** Request **
Print the material below exactly as it stands, please, from its first line to the line holding "const data = protocols.map((p, i)", with no pictures.

— Begin Material —

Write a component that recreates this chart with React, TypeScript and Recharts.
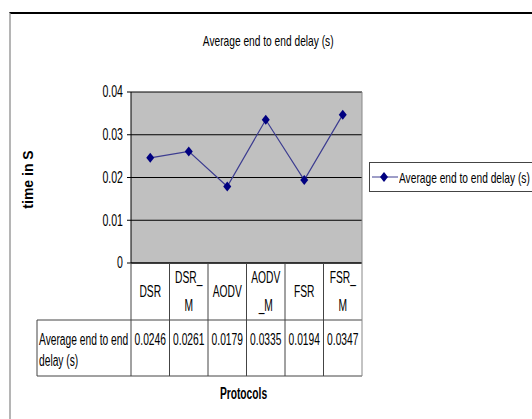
import React from "react";
import {
  LineChart,
  Line,
  XAxis,
  YAxis,
  CartesianGrid,
  Legend,
} from "recharts";

const protocols = ["DSR", "DSR_M", "AODV", "AODV_M", "FSR", "FSR_M"];
const delays = [0.0246, 0.0261, 0.0179, 0.0335, 0.0194, 0.0347];
const yTicks = [0, 0.01, 0.02, 0.03, 0.04];
const seriesName = "Average end to end delay (s)";
const rowLabel = ["Average end to end", "delay (s)"];

const data = protocols.map((p, i) => ({ protocol: p, delay: delays[i] }));

// layout (px)
const W = 532;
const H = 419;
const PLOT_LEFT = 131;
const PLOT_TOP = 92;
const PLOT_RIGHT = 362;
const PLOT_BOTTOM = 263;
const ROW_SPLIT = 320;
const TABLE_BOTTOM = 376;
const TABLE_LEFT = 37;

// no narrow font installed -> squeeze Liberation Sans horizontally
const FONT = "'Liberation Sans', Arial, sans-serif";
const SX = 0.64;
const SX_HTML = 0.68;
const LINE_COLOR = "#3c3c90";
const DOT_COLOR = "#000080";
const TABLE_STROKE = "#444";

// excel wraps the header cells every 4 chars
const wrap = (s: string) => {
  if (s.length <= 4) return [s];
  const out: string[] = [];
  for (let i = 0; i < s.length; i += 4) out.push(s.slice(i, i + 4));
  return out;
};

const NText = ({ x, y, anchor = "middle", size = 16, sx = SX, bold = false, children }: any) => (
  <text
    x={0}
    y={0}
    transform={`translate(${x},${y}) scale(${sx},1)`}
    textAnchor={anchor}
    dominantBaseline="central"
    fontFamily={FONT}
    fontSize={size}
    fontWeight={bold ? "bold" : "normal"}
    fill="#000"
  >
    {children}
  </text>
);

const Diamond = (props: any) => {
  const { cx, cy } = props;
  if (cx == null || cy == null) return null;
  return (
    <polygon
      points={`${cx},${cy - 5} ${cx + 4},${cy} ${cx},${cy + 5} ${cx - 4},${cy}`}
      fill={DOT_COLOR}
    />
  );
};

const YTick = (props: any) => {
  const { x, y, payload } = props;
  return (
    <NText x={x} y={y} anchor="end" size={16} sx={0.66}>
      {payload.value}
    </NText>
  );
};

const TableTick = (props: any) => {
  const { x, y, payload, index } = props;
  const colW = (PLOT_RIGHT - PLOT_LEFT) / protocols.length;
  const left = x - colW / 2;
  const right = x + colW / 2;
  const lines = wrap(String(payload.value));
  const last = index === protocols.length - 1;

  return (
    <g>
      <line x1={left} x2={left} y1={y} y2={TABLE_BOTTOM} stroke={TABLE_STROKE} />
      {last && (
        <line x1={right} x2={right} y1={PLOT_TOP} y2={TABLE_BOTTOM} stroke="#888" />
      )}
      {lines.length === 1 ? (
        <NText x={x} y={y + 29}>{lines[0]}</NText>
      ) : (
        lines.map((l, k) => (
          <NText key={k} x={x} y={y + 15 + k * 28}>
            {l}
          </NText>
        ))
      )}
      <NText x={x} y={y + 77}>{delays[index]}</NText>
      {index === 0 && (
        <g>
          <line x1={TABLE_LEFT} x2={PLOT_RIGHT} y1={ROW_SPLIT} y2={ROW_SPLIT} stroke={TABLE_STROKE} />
          <line x1={TABLE_LEFT} x2={PLOT_RIGHT} y1={TABLE_BOTTOM} y2={TABLE_BOTTOM} stroke={TABLE_STROKE} />
          <line x1={TABLE_LEFT} x2={TABLE_LEFT} y1={ROW_SPLIT} y2={TABLE_BOTTOM} stroke={TABLE_STROKE} />
          {rowLabel.map((l, k) => (
            <NText key={k} x={TABLE_LEFT + 2} y={y + 77 + k * 21} anchor="start">
              {l}
            </NText>
          ))}
        </g>
      )}
    </g>
  );
};

const LegendBox = () => (
  <div
    style={{
      border: "1px solid #444",
      height: 28,
      width: 200,
      display: "flex",
      alignItems: "center",
      background: "#fff",
      whiteSpace: "nowrap",
      paddingLeft: 2,
      fontFamily: FONT,
      fontSize: 15,
      color: "#000",
    }}
  >
    <svg width={26} height={12} style={{ marginRight: 1, flex: "none" }}>
      <line x1={0} x2={26} y1={6} y2={6} stroke={LINE_COLOR} />
      <polygon points="12,1 16,6 12,11 8,6" fill={DOT_COLOR} />
    </svg>
    <span style={{ display: "inline-block", transform: `scaleX(${SX_HTML})`, transformOrigin: "left center" }}>
      {seriesName}
    </span>
  </div>
);

export default function App() {
  return (
    <div
      style={{
        position: "absolute",
        left: 0,
        top: 0,
        width: W,
        height: H,
        overflow: "hidden",
        background: "#fff",
      }}
    >
      <div
        style={{
          position: "absolute",
          left: 9,
          top: 12,
          width: W,
          height: H,
          borderTop: "2px solid #000",
          borderLeft: "2px solid #b5b5b5",
        }}
      />
      <div
        style={{
          position: "absolute",
          left: 0,
          top: 32,
          width: 536,
          textAlign: "center",
          fontFamily: FONT,
          fontSize: 15,
          color: "#000",
        }}
      >
        <span style={{ display: "inline-block", transform: `scaleX(${SX_HTML})` }}>{seriesName}</span>
      </div>
      <LineChart
        width={W}
        height={H}
        data={data}
        margin={{ top: PLOT_TOP, right: W - PLOT_RIGHT, bottom: 0, left: 0 }}
        style={{ fontFamily: FONT }}
      >
        <CartesianGrid fill="#c0c0c0" stroke="#000" vertical={false} />
        <XAxis
          dataKey="protocol"
          type="category"
          scale="band"
          interval={0}
          height={H - PLOT_BOTTOM}
          tickLine={false}
          tickSize={0}
          tickMargin={0}
          axisLine={{ stroke: "#000" }}
          tick={<TableTick />}
          label={{
            content: (p: any) => {
              const vb = p.viewBox || { x: PLOT_LEFT, width: PLOT_RIGHT - PLOT_LEFT };
              return (
                <NText x={vb.x + vb.width / 2 - 3} y={394} size={16} bold>
                  Protocols
                </NText>
              );
            },
          }}
        />
        <YAxis
          type="number"
          domain={[0, 0.04]}
          ticks={yTicks}
          width={PLOT_LEFT}
          tickSize={4}
          tickMargin={4}
          axisLine={{ stroke: "#000" }}
          tickLine={{ stroke: "#000" }}
          tick={<YTick />}
          label={{
            content: (p: any) => {
              const vb = p.viewBox || { x: 0, y: PLOT_TOP, height: PLOT_BOTTOM - PLOT_TOP };
              const cx = vb.x + 28;
              const cy = vb.y + vb.height / 2 + 2;
              return (
                <text
                  x={cx}
                  y={cy}
                  transform={`rotate(-90, ${cx}, ${cy})`}
                  textAnchor="middle"
                  dominantBaseline="central"
                  fontFamily={FONT}
                  fontWeight="bold"
                  fontSize={14}
                  fill="#000"
                >
                  time in S
                </text>
              );
            },
          }}
        />
        <Legend
          layout="horizontal"
          verticalAlign="middle"
          align="center"
          wrapperStyle={{ left: 369, top: 162, width: "auto" }}
          content={() => <LegendBox />}
        />
        <Line
          type="linear"
          dataKey="delay"
          name={seriesName}
          stroke={LINE_COLOR}
          strokeWidth={1.2}
          dot={<Diamond />}
          activeDot={false}
          isAnimationActive={false}
        />
      </LineChart>
    </div>
  );
}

— End Material —

** Expected answer **
Write a component that recreates this chart with React, TypeScript and Recharts.
import React from "react";
import {
  LineChart,
  Line,
  XAxis,
  YAxis,
  CartesianGrid,
  Legend,
} from "recharts";

const protocols = ["DSR", "DSR_M", "AODV", "AODV_M", "FSR", "FSR_M"];
const delays = [0.0246, 0.0261, 0.0179, 0.0335, 0.0194, 0.0347];
const yTicks = [0, 0.01, 0.02, 0.03, 0.04];
const seriesName = "Average end to end delay (s)";
const rowLabel = ["Average end to end", "delay (s)"];

const data = protocols.map((p, i) => ({ protocol: p, delay: delays[i] }));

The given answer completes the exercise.